“I’m a continuation of a particular kind of thread of human spirit,” mused artist Brett Whiteley in an interview, one of many to grace this superb new documentary on his life and art. As his voice is heard over a montage of his impressive career, it’s clear to see why he has continued to intrigue Australians and the world for almost half a century. Yet the real star will remain the art, writ large on the cinema screen and open to infinite reinterpretation.
After showing the record A$2.8 million sale of Opera House in 2007, director James Bogle takes us back to Whiteley’s more humble beginnings. Describing his upbringing as a “average to extraordinary middle class family into which god saw fit to throw a hand grenade,” we get a fairly intimate portrait of an artist as a young man.
From his boarding school origins, winning the 1959 Italian Scholarship, meeting future wife Wendy Julius, and the start of his recognition in London, we get a sense of how he developed a sense of personal style. Running parallel to this is the ‘cult of personality’ that grew in the art world, as the Sydney boy dove deeper into substance addiction, travelled the globe looking for meaning, and won multiple awards before returning to Australia. His death in 1992, in a motel room in Thirroul, was as incongruous of the rest of his existence.
As one would hope from a film about Whitetely, the film is presented in a visually engaging manner. During his childhood introduction to Van Gogh, for example, archival photographs transform into post-Impressionist recreations of Whiteley’s hometown. Similarly, actors portraying Brett and Wendy, along with other key figures such as their daughter Arkie, are intermingled with archival footage, photographs and interviews. We’re also lucky to have known Whiteley in the media age, with a plethora of footage including a generous number of interviews with Wendy Whiteley herself, and the 1989 film, Difficult Pleasure.

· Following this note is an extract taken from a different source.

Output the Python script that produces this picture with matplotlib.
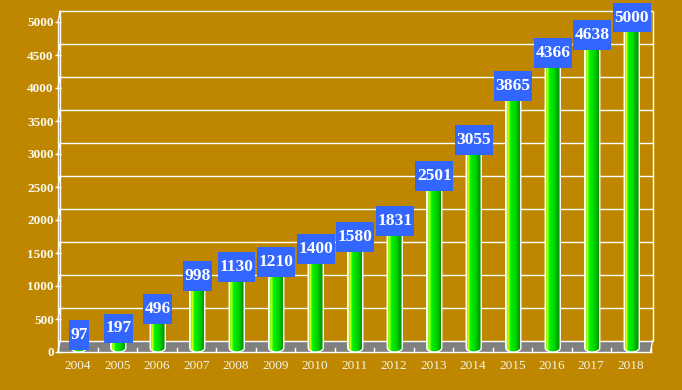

More than that, Bogle allows the work to speak for itself. While he may contextualise particular pieces, such as The American Dream (1968-69) within Whiteley’s low-point of addiction while living in New York (“I was deranging myself on booze and acid”), it merely serves to heighten the experience with the art. Whiteley’s sex life might be a curiosity in another work, but as the artist comments on the “erotic possibilities of the female form” in reference to his abstractions, Whiteley states that “my libido is as much a part of my works as ultramarine blue.” We certainly see this in his Bathroom Series, primarily focusing on the naked form of Wendy. Heightened by the zooms and pans of Bogle and cinematographer Jim Frater’s camera, the “idea of Wendy…drops away,” leaving the audience with a laser-focused appreciation of what’s right in front of us.
WHITELEY wraps up fairly promptly after covering his death, musing that his intensely personal work means we are still having a dialogue with him. Indeed, Sydney remains literally transformed for his presence, whether it is the towering matchsticks of Almost Once in the Domain, or Wendy Whiteley’s garden in Lavender Bay, where he once lived and worked. Sitting on the edge of crazed and genius, as all great artists do, Bogle’s documentary is an essential piece of art history that will leave you hungry for art in your life.